Both formulations produce numerically identical pipe mass flows.

Regression test

The test test_heat_flow_hydraulic_matmul_regression solves the hydraulic system via all four code paths through Solverz (inline/module × element-wise/Mat_Mul) and checks that each one matches the ground truth from SolUtil’s DhsFlow:

def test_heat_flow_hydraulic_matmul_regression(datadir):
    """Full regression: all four solver paths must agree with SolUtil."""
    df, m_inj = _load_ground_truth(datadir)
    hc = df.hc

    # A flat-but-non-zero initial guess so Newton has something to do.
    m_init = 0.5 * np.ones(hc['n_pipe'])

    # -------- 1. Element-wise, inline mode --------
    mdl_ew = build_elementwise_model(hc, m_init, m_inj)
    m_ew_inline, _, _ = _solve(mdl_ew)
    np.testing.assert_allclose(
        m_ew_inline, df.m, rtol=1e-6, atol=1e-8,
        err_msg='element-wise inline disagrees with SolUtil ground truth')

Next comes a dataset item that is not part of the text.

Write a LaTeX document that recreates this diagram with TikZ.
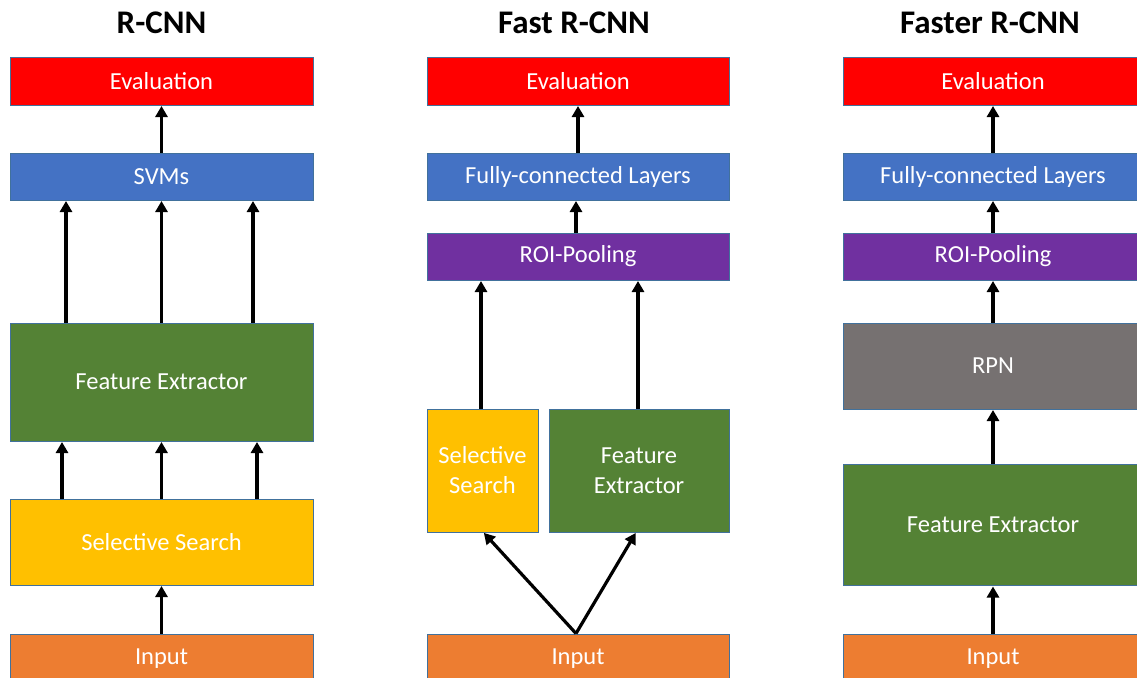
\documentclass[tikz,border=0pt]{standalone}
\usepackage{fontspec}
\setmainfont{Carlito}
\usetikzlibrary{arrows.meta}
\definecolor{cred}{HTML}{FF0000}
\definecolor{cblue}{HTML}{4472C4}
\definecolor{cgreen}{HTML}{548235}
\definecolor{cyellow}{HTML}{FFC000}
\definecolor{corange}{HTML}{ED7D31}
\definecolor{cpurple}{HTML}{7030A0}
\definecolor{cgray}{HTML}{767171}
\definecolor{cborder}{HTML}{41719C}
\begin{document}
\begin{tikzpicture}[x=1pt,y=-1pt,
  box/.style={draw=cborder,line width=1pt,inner sep=0pt,text=white,align=center,
    font=\fontsize{24.5}{30}\selectfont},
  ttl/.style={font=\fontsize{33}{36}\selectfont\bfseries,inner sep=0pt},
  arr/.style={line width=3.2pt,-{Triangle[width=12pt,length=11pt]},shorten >=0.5pt}]
\clip (0,0) rectangle (1137,677);
\useasboundingbox (0,0) rectangle (1137,677);
% titles
\node[ttl] (t1) at (161.5,23) {R-CNN};
\node[ttl] (t2) at (574,23) {Fast R-CNN};
\node[ttl] (t3) at (990,23) {Faster R-CNN};
% column 1
\node[box,fill=cred,minimum width=303pt,minimum height=47pt] (ev1) at (161.5,81.5) {Evaluation};
\node[box,fill=cblue,minimum width=303pt,minimum height=47pt] (svm) at (161.5,176.5) {SVMs};
\node[box,fill=cgreen,minimum width=303pt,minimum height=118pt] (fe1) at (161.5,382) {Feature Extractor};
\node[box,fill=cyellow,minimum width=303pt,minimum height=86pt] (ss1) at (161.5,542) {Selective Search};
\node[box,fill=corange,minimum width=303pt,minimum height=50pt] (in1) at (161.5,659) {Input};
\draw[arr] (svm.north) -- (ev1.south);
\draw[arr] ([xshift=-95.5pt]fe1.north) -- ([xshift=-95.5pt]svm.south);
\draw[arr] (fe1.north) -- (svm.south);
\draw[arr] ([xshift=91.5pt]fe1.north) -- ([xshift=91.5pt]svm.south);
\draw[arr] ([xshift=-99.5pt]ss1.north) -- ([xshift=-99.5pt]fe1.south);
\draw[arr] (ss1.north) -- (fe1.south);
\draw[arr] ([xshift=95.5pt]ss1.north) -- ([xshift=95.5pt]fe1.south);
\draw[arr] (in1.north) -- (ss1.south);
% column 2
\node[box,fill=cred,minimum width=302pt,minimum height=47pt] (ev2) at (578,81.5) {Evaluation};
\node[box,fill=cblue,minimum width=302pt,minimum height=47pt] (fc2) at (578,176.5) {Fully-connected Layers};
\node[box,fill=cpurple,minimum width=302pt,minimum height=47pt] (roi2) at (578,256.5) {ROI-Pooling};
\node[box,fill=cyellow,minimum width=111pt,minimum height=123pt] (ss2) at (482.5,470.5) {Selective\\Search};
\node[box,fill=cgreen,minimum width=180pt,minimum height=123pt] (fe2) at (639,470.5) {Feature\\Extractor};
\node[box,fill=corange,minimum width=302pt,minimum height=50pt] (in2) at (578,659) {Input};
\draw[arr] (fc2.north) -- (ev2.south);
\draw[arr] ([xshift=-2pt]roi2.north) -- ([xshift=-2pt]fc2.south);
\draw[arr] ([xshift=-1.5pt]ss2.north) -- ([xshift=-1.5pt]ss2.north |- roi2.south);
\draw[arr] ([xshift=-1pt]fe2.north) -- ([xshift=-1pt]fe2.north |- roi2.south);
\draw[arr] ([xshift=-2pt]in2.north) -- ([xshift=1pt]ss2.south);
\draw[arr] ([xshift=-2pt]in2.north) -- ([xshift=-3pt]fe2.south);
% column 3
\node[box,fill=cred,minimum width=300pt,minimum height=47pt] (ev3) at (993,81.5) {Evaluation};
\node[box,fill=cblue,minimum width=300pt,minimum height=47pt] (fc3) at (993,176.5) {Fully-connected Layers};
\node[box,fill=cpurple,minimum width=300pt,minimum height=47pt] (roi3) at (993,256.5) {ROI-Pooling};
\node[box,fill=cgray,minimum width=300pt,minimum height=86pt] (rpn) at (993,366) {RPN};
\node[box,fill=cgreen,minimum width=300pt,minimum height=121pt] (fe3) at (993,525) {Feature Extractor};
\node[box,fill=corange,minimum width=300pt,minimum height=50pt] (in3) at (993,659) {Input};
\draw[arr] (fc3.north) -- (ev3.south);
\draw[arr] (roi3.north) -- (fc3.south);
\draw[arr] (rpn.north) -- (roi3.south);
\draw[arr] (fe3.north) -- (rpn.south);
\draw[arr] (in3.north) -- (fe3.south);
\end{tikzpicture}
\end{document}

    # -------- 2. Mat_Mul, inline mode --------
    mdl_mm = build_matmul_model(hc, m_init, m_inj)
    m_mm_inline, spf_mm, y0_mm = _solve(mdl_mm)
    np.testing.assert_allclose(
        m_mm_inline, df.m, rtol=1e-6, atol=1e-8,
        err_msg='Mat_Mul inline disagrees with SolUtil ground truth')
    # Mat_Mul and element-wise inline must agree to machine precision —
    # they solve the same system and start from the same y0.
    np.testing.assert_allclose(
        m_mm_inline, m_ew_inline, rtol=1e-10, atol=1e-12,
        err_msg='Mat_Mul inline diverges from element-wise inline')

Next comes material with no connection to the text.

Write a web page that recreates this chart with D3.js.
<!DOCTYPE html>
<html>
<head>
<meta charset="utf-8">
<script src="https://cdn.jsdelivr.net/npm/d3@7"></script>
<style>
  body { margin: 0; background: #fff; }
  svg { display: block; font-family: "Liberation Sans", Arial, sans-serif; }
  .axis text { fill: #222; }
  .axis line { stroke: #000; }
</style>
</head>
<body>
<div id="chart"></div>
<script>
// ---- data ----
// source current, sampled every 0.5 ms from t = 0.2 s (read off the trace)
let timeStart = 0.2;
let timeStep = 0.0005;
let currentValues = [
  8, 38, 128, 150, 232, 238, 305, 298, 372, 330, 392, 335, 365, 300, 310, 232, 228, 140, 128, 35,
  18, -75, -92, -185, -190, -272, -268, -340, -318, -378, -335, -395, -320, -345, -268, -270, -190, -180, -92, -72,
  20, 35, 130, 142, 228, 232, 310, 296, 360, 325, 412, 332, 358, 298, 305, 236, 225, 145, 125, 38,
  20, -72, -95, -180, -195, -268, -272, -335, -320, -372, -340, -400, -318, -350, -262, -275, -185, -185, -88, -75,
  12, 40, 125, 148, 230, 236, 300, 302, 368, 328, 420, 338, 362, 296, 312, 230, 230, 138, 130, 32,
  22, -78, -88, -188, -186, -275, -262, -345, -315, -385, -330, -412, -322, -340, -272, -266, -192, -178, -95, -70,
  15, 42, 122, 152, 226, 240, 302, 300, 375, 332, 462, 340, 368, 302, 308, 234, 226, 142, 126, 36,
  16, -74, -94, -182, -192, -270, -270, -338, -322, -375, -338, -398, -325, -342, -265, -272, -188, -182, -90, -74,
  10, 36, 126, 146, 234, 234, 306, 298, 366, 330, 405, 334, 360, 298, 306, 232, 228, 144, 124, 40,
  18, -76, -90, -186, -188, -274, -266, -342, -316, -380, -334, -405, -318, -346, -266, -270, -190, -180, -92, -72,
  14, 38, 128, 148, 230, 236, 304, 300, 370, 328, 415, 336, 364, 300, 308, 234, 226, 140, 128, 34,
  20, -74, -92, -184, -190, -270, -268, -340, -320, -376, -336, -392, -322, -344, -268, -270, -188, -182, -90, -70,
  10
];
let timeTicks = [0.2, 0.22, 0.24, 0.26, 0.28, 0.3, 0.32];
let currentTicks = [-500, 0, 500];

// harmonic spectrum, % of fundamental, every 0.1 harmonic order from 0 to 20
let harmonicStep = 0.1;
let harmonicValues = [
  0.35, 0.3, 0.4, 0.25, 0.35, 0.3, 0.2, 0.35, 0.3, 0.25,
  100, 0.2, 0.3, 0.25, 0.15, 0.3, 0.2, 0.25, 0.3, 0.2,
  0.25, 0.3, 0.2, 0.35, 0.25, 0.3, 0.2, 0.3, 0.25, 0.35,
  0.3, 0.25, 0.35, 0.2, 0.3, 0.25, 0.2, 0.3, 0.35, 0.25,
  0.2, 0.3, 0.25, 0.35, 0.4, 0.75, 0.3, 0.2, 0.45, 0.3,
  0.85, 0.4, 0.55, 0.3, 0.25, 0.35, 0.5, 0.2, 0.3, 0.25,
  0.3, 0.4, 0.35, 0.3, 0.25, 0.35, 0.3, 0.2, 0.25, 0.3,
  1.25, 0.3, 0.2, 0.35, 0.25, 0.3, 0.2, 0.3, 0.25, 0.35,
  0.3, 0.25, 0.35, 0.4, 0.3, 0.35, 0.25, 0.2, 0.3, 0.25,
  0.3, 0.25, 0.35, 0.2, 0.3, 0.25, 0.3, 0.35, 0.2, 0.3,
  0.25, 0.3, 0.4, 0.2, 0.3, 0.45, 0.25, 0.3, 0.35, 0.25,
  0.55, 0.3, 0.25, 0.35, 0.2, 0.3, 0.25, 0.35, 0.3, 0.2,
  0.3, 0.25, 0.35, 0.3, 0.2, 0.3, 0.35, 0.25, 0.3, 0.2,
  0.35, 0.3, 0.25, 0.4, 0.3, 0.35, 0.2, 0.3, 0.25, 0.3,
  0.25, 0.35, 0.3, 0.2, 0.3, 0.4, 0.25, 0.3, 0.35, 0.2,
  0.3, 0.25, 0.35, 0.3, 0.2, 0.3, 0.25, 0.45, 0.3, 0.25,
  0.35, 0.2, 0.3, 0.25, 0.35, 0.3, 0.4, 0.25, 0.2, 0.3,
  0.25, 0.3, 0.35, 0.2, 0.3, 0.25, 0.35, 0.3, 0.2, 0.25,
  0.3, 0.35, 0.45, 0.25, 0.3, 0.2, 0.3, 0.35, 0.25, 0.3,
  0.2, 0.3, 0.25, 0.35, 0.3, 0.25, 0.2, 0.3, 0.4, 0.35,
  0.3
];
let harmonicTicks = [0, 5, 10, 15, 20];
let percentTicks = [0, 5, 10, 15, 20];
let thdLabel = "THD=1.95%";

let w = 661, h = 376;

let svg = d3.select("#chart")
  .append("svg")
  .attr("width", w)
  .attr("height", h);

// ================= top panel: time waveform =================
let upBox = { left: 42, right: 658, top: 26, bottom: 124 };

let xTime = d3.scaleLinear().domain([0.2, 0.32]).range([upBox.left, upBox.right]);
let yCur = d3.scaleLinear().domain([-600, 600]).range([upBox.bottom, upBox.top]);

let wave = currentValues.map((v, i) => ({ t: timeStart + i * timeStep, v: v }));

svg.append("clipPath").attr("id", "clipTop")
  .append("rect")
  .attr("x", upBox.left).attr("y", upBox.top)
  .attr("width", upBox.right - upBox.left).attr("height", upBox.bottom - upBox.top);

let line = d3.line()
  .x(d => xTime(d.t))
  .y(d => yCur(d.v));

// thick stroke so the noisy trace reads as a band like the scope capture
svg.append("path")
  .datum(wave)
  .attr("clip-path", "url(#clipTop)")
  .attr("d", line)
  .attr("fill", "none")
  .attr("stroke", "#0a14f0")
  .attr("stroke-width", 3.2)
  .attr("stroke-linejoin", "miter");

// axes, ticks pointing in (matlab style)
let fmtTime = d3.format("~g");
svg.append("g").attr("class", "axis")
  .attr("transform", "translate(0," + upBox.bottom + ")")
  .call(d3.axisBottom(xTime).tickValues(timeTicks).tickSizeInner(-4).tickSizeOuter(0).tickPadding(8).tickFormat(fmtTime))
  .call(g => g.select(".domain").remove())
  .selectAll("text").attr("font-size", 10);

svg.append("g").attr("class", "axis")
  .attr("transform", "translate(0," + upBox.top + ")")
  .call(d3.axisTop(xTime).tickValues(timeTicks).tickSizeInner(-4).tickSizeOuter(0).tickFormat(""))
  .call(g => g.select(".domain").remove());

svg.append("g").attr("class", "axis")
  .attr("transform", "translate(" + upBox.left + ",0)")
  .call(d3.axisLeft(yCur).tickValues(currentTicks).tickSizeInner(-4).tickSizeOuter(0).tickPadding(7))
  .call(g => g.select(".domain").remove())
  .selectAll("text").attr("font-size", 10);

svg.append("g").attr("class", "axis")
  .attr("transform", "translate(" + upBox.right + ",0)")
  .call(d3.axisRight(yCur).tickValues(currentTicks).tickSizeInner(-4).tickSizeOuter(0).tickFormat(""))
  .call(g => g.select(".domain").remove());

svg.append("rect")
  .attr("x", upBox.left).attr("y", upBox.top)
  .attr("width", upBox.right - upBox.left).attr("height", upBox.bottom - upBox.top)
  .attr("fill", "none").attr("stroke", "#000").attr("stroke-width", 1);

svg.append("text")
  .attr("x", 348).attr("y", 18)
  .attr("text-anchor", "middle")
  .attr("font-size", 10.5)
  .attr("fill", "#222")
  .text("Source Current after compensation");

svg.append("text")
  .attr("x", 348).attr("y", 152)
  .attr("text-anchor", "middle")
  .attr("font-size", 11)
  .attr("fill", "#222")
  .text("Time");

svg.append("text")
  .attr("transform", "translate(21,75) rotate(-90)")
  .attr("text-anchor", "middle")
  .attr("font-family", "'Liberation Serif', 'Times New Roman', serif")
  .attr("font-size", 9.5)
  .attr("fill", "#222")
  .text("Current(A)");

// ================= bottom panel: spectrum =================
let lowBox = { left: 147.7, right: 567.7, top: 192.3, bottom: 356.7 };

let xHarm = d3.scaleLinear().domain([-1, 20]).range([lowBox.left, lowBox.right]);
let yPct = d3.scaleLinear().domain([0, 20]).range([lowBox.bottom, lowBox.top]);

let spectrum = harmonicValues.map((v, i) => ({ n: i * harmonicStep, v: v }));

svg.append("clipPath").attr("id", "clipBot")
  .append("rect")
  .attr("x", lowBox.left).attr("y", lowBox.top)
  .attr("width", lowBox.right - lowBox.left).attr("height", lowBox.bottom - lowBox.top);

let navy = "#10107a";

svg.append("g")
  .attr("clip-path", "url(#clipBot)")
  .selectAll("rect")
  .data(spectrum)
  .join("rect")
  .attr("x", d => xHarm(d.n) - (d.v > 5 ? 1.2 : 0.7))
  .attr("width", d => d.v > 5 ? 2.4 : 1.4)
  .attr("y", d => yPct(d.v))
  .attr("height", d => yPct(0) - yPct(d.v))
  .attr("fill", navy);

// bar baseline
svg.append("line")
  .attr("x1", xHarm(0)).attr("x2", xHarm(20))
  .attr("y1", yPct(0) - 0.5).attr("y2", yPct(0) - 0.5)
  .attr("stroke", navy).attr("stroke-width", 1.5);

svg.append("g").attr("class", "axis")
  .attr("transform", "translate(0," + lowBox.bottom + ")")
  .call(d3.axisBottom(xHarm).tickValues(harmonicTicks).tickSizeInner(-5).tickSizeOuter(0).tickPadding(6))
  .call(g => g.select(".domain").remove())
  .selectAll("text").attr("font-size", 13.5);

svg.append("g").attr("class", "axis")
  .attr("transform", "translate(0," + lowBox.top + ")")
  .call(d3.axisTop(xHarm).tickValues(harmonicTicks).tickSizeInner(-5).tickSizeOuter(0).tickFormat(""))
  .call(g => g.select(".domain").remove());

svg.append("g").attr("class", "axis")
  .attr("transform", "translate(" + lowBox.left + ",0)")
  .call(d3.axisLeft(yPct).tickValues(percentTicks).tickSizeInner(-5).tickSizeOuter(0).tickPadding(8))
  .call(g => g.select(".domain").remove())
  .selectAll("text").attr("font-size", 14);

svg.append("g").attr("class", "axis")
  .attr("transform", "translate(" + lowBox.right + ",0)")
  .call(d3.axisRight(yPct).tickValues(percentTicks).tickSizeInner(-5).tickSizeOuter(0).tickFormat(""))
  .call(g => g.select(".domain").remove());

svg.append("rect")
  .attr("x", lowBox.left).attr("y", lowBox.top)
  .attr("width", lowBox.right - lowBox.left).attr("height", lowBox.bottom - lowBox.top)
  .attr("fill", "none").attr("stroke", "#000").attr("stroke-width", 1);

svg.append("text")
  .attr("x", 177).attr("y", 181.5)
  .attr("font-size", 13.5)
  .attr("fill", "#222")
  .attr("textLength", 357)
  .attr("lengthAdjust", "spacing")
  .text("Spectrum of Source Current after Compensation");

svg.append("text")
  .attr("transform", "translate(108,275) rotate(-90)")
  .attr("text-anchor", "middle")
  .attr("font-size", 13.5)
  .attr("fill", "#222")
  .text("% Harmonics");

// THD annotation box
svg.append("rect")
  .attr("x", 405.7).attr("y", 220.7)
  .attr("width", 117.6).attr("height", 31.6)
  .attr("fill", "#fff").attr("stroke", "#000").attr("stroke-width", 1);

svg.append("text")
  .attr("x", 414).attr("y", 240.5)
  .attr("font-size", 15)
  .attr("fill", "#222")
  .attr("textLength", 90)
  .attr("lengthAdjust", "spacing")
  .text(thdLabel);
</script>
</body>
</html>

    # -------- 3. Element-wise, module printer (jit=True) --------
    tmp_dir = os.path.join(
        os.path.dirname(os.path.abspath(__file__)), '_hf_generated')
    if os.path.exists(tmp_dir):
        shutil.rmtree(tmp_dir)
    mdl_ew_mod = build_elementwise_model(hc, m_init, m_inj)
    m_ew_mod = _solve_module(mdl_ew_mod, 'heat_flow_ew_mod', tmp_dir, jit=True)
    np.testing.assert_allclose(
        m_ew_mod, df.m, rtol=1e-6, atol=1e-8,
        err_msg='element-wise module printer disagrees with SolUtil')

    # -------- 4. Mat_Mul, module printer (jit=True) --------
    mdl_mm_mod = build_matmul_model(hc, m_init, m_inj)
    m_mm_mod = _solve_module(mdl_mm_mod, 'heat_flow_mm_mod', tmp_dir, jit=True)
    np.testing.assert_allclose(
        m_mm_mod, df.m, rtol=1e-6, atol=1e-8,
        err_msg='Mat_Mul module printer disagrees with SolUtil')
    np.testing.assert_allclose(
        m_mm_mod, m_mm_inline, rtol=1e-10, atol=1e-12,
        err_msg='Mat_Mul module printer diverges from its inline twin')

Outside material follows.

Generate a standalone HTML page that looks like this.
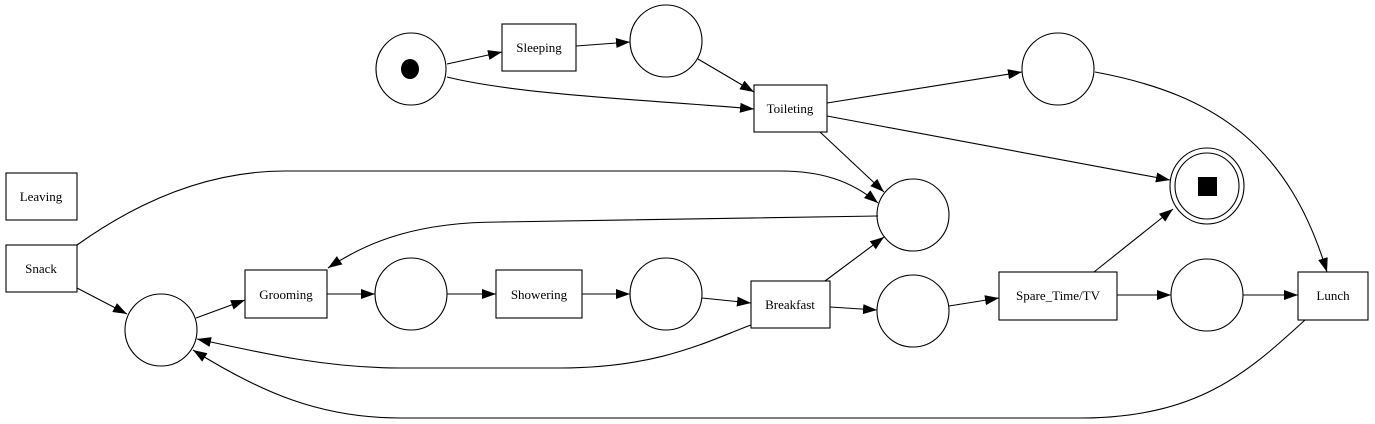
<!DOCTYPE html>
<html><head><meta charset="utf-8"><style>
html,body{margin:0;padding:0;background:#fff;width:1375px;height:424px;overflow:hidden}
svg text{font-family:"Liberation Serif",serif;font-size:13px;fill:#000}
</style></head><body>
<svg width="1375" height="424" viewBox="0 0 1375 424" xmlns="http://www.w3.org/2000/svg">
<defs>
<marker id="a" markerWidth="16" markerHeight="12" refX="14" refY="5" orient="auto" markerUnits="userSpaceOnUse">
<path d="M0,0 L14,5 L0,10 Z" fill="#000"/>
</marker>
</defs>
<g fill="none" stroke="#000" stroke-width="1.1">
<ellipse cx="411" cy="69" rx="35" ry="36"/>
<ellipse cx="666" cy="41" rx="36" ry="36"/>
<ellipse cx="1058" cy="69" rx="36" ry="36"/>
<ellipse cx="1207" cy="186" rx="37" ry="38"/>
<ellipse cx="1207" cy="186" rx="32" ry="33"/>
<ellipse cx="913" cy="215" rx="36" ry="36"/>
<ellipse cx="161" cy="330" rx="36" ry="36"/>
<ellipse cx="411" cy="294" rx="36" ry="36"/>
<ellipse cx="666" cy="294" rx="36" ry="36"/>
<ellipse cx="913" cy="311" rx="36" ry="36"/>
<ellipse cx="1207" cy="295" rx="36" ry="36"/>
<rect x="502" y="24" width="74" height="47"/>
<rect x="754" y="85" width="73" height="47"/>
<rect x="6" y="173" width="71" height="47"/>
<rect x="6" y="245" width="71" height="47"/>
<rect x="245" y="270" width="82" height="48"/>
<rect x="496" y="270" width="86" height="48"/>
<rect x="751" y="281" width="79" height="47"/>
<rect x="999" y="272" width="118" height="48"/>
<rect x="1298" y="272" width="70" height="48"/>
<g marker-end="url(#a)">
<path d="M447,64 L502,52"/>
<path d="M447,77 C520,95 650,100 754,109"/>
<path d="M576,46 L630,42"/>
<path d="M698,59 L754,92"/>
<path d="M827,103 L1022,72"/>
<path d="M827,116 L1170,180"/>
<path d="M820,132 L884,192"/>
<path d="M1095,72 C1220,95 1290,150 1327,272"/>
<path d="M77,245 C140,200 210,171 285,171 L780,171 C820,171 850,180 878,203"/>
<path d="M878,216 L500,222 C420,222 370,240 328,268"/>
<path d="M77,288 L127,314"/>
<path d="M196,318 L245,300"/>
<path d="M327,294 L375,294"/>
<path d="M447,294 L496,294"/>
<path d="M582,294 L630,294"/>
<path d="M702,298 L751,303"/>
<path d="M825,281 L884,237"/>
<path d="M830,307 L877,310"/>
<path d="M751,325 C710,340 660,368 560,368 L400,368 C330,368 270,355 197,339"/>
<path d="M949,306 L999,298"/>
<path d="M1094,272 L1173,209"/>
<path d="M1117,295 L1171,295"/>
<path d="M1243,295 L1298,295"/>
<path d="M1305,320 C1250,370 1200,418 1080,418 L400,418 C320,418 260,392 193,350"/>
</g>
</g>
<ellipse cx="410" cy="69" rx="9" ry="10" fill="#000"/>
<rect x="1198" y="177" width="19" height="19" fill="#000"/>
<g text-anchor="middle">
<text x="539" y="52">Sleeping</text>
<text x="790" y="113">Toileting</text>
<text x="41" y="201">Leaving</text>
<text x="41" y="273">Snack</text>
<text x="286" y="299">Grooming</text>
<text x="539" y="299">Showering</text>
<text x="790" y="309">Breakfast</text>
<text x="1058" y="300">Spare_Time/TV</text>
<text x="1333" y="300">Lunch</text>
</g>
</svg>
</body></html>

    shutil.rmtree(tmp_dir)

The second test test_heat_flow_stepwise_jacobian_match is the strict check that caught the v0.8.0 bug where the module printer froze its mutable-matrix Jacobian blocks at their initial values. It drives Newton iteration with the inline model and, at each step, asserts that the module printer’s \(F\) and \(J\) match the inline values to machine precision. If the mutable-matrix block assembly path ever regresses, this test fails immediately on step 0 or 1 instead of only degrading the final solution’s accuracy.

References

The Mat_Mul formulation of DHS hydraulic and thermal equations follows:

Yu, Gu, Lu, Yao, Zhang, Ding, Lu. Non-Iterative Calculation of Quasi-Dynamic Energy Flow in the Heat and Electricity Integrated Energy Systems. IEEE Transactions on Power Systems, 38(5), 4148–4162 (2023). doi:10.1109/TPWRS.2022.3210167

equations (11)–(17). SolUtil’s DhsFlow implements the equivalent element-wise form used as ground truth.